The United States is the world's top producer of timber, followed by India, China, Brazil, Canada, Russia and Indonesia. China is the largest importer of soft wood lumber, over recent years unprecedented growth in the Asian nation has required more of this important building material.

Lumber futures and options contracts trade on the Chicago Mercantile Exchange (CME). There is a physical delivery mechanism for the CME contract. Each futures contract represents 110,000 board feet of lumber. The exchange, in coordination with the lumber industry in the United States and Canada, sets delivery specifications for lumber.

As of mid November 2015, lumber was trading at $243 per thousand board feet.

Lumber traded at all-time highs of $493.50 per thousand board feet in January 1993. The lowest price of lumber on the CME was $94.60 in October 1974. Since 2013, when lumber traded to highs of $398, the price of this commodity has moved lower. The global economic slowdown and issues surrounding declining growth in China have caused demand for the commodity to decrease.

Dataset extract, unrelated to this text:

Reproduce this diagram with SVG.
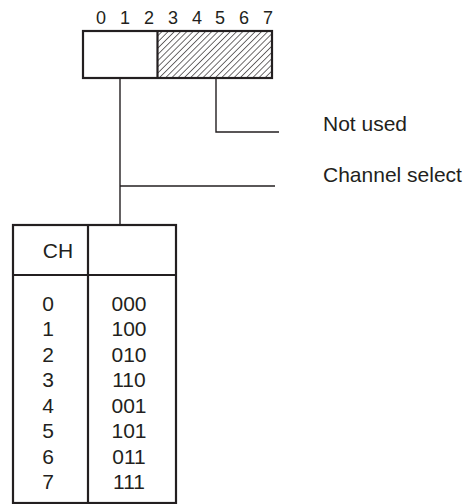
<svg xmlns="http://www.w3.org/2000/svg" width="472" height="504" viewBox="0 0 472 504">
<style>
text{font-family:"Liberation Sans",Arial,sans-serif;fill:#231f20}
.bit{font-size:18px;text-anchor:middle}
.t{font-size:21px}
.c{font-size:21px;text-anchor:middle}
.box{fill:#fff;stroke:#231f20;stroke-width:2.2}
.ln{fill:none;stroke:#231f20;stroke-width:1.4}
</style>
<defs>
<pattern id="hatch" patternUnits="userSpaceOnUse" width="4.4" height="4.4" patternTransform="rotate(45)">
<line x1="0" y1="0" x2="0" y2="4.4" stroke="#231f20" stroke-width="1.3"/>
</pattern>
</defs>
<rect width="472" height="504" fill="#fff"/>
<g id="bits">
<text class="bit" x="101" y="24">0</text>
<text class="bit" x="125" y="24">1</text>
<text class="bit" x="149" y="24">2</text>
<text class="bit" x="173" y="24">3</text>
<text class="bit" x="197" y="24">4</text>
<text class="bit" x="220" y="24">5</text>
<text class="bit" x="244" y="24">6</text>
<text class="bit" x="268" y="24">7</text>
</g>
<g id="register">
<rect x="158" y="31" width="114" height="47" fill="url(#hatch)"/>
<rect x="83" y="31" width="189" height="47" fill="none" stroke="#231f20" stroke-width="2.2"/>
<line x1="157.5" y1="31" x2="157.5" y2="78" stroke="#231f20" stroke-width="2.2"/>
</g>
<g id="connectors">
<polyline class="ln" points="120,78 120,225"/>
<polyline class="ln" points="216,78 216,132 279,132"/>
<line class="ln" x1="120" y1="186" x2="275" y2="186"/>
</g>
<g id="label-not-used"><text class="t" x="323" y="131">Not used</text></g>
<g id="label-channel-select"><text class="t" x="323" y="182">Channel select</text></g>
<g id="table">
<rect class="box" x="13" y="225" width="163" height="278"/>
<line x1="13" y1="275" x2="176" y2="275" stroke="#231f20" stroke-width="2.2"/>
<line x1="88" y1="225" x2="88" y2="503" stroke="#231f20" stroke-width="2.2"/>
<text class="c" x="58" y="258">CH</text>
<text class="c" x="48" y="311">0</text><text class="c" x="129" y="311">000</text>
<text class="c" x="48" y="336">1</text><text class="c" x="129" y="336">100</text>
<text class="c" x="48" y="362">2</text><text class="c" x="129" y="362">010</text>
<text class="c" x="48" y="387">3</text><text class="c" x="129" y="387">110</text>
<text class="c" x="48" y="413">4</text><text class="c" x="129" y="413">001</text>
<text class="c" x="48" y="438">5</text><text class="c" x="129" y="438">101</text>
<text class="c" x="48" y="464">6</text><text class="c" x="129" y="464">011</text>
<text class="c" x="48" y="489">7</text><text class="c" x="129" y="489">111</text>
</g>
</svg>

Lumber is not a particularly liquid futures contract. While business in the underlying physical lumber business is active, futures have never provided the liquidity necessary to attract investors and speculators. In November 2015, the total open interest in CME lumber futures was under 4,000 contracts. Open interest is the total number of open long and short positions on a futures contract. While a commodity like NYMEX crude oil had all-time high open interest of around 1.86 million contracts and COMEX copper peaked at 180,000 contracts, lumber open interest only peaked at around 14,400 contracts. Additionally, on most days, lumber trades less than 1,000 contracts of total volume. These metrics make lumber futures a market that is more useful as a tool for benchmark pricing rather than for hedging, investing or speculating.

Meanwhile, the price of lumber is an important informational tool for those interested in understanding macro economic trends. In 2015, the price of CME lumber has traded in a range between around $330 and $214 per thousand board feet. The highs came at the beginning of the year and the lows at the end of the third quarter. At the lows, lumber traded to the lowest price since December 2011, which was reflective of weak economic conditions around the world and more particularly in China.

Lumber is an important commodity to watch as it can tell us a lot about the overall demand for raw material markets around the world. In 2015, lumber has been reflective of weak global economic conditions. If you consider investing in or trading lumber, be careful. Illiquid markets like lumber are often highly volatile and tend to gap higher or lower with very little volume.

For investors, there are also two ETF products available. CUT, the Guggenheim Timber ETF, has net assets of around $175 million and an expense ratio of 0.70%. WOOD, the iShares Global Timber and Forestry ETF, has net assets of around $220 million and an expense ratio of 0.47%. Both products correlate with the price of lumber futures and offer a less volatile way to position in the lumber market.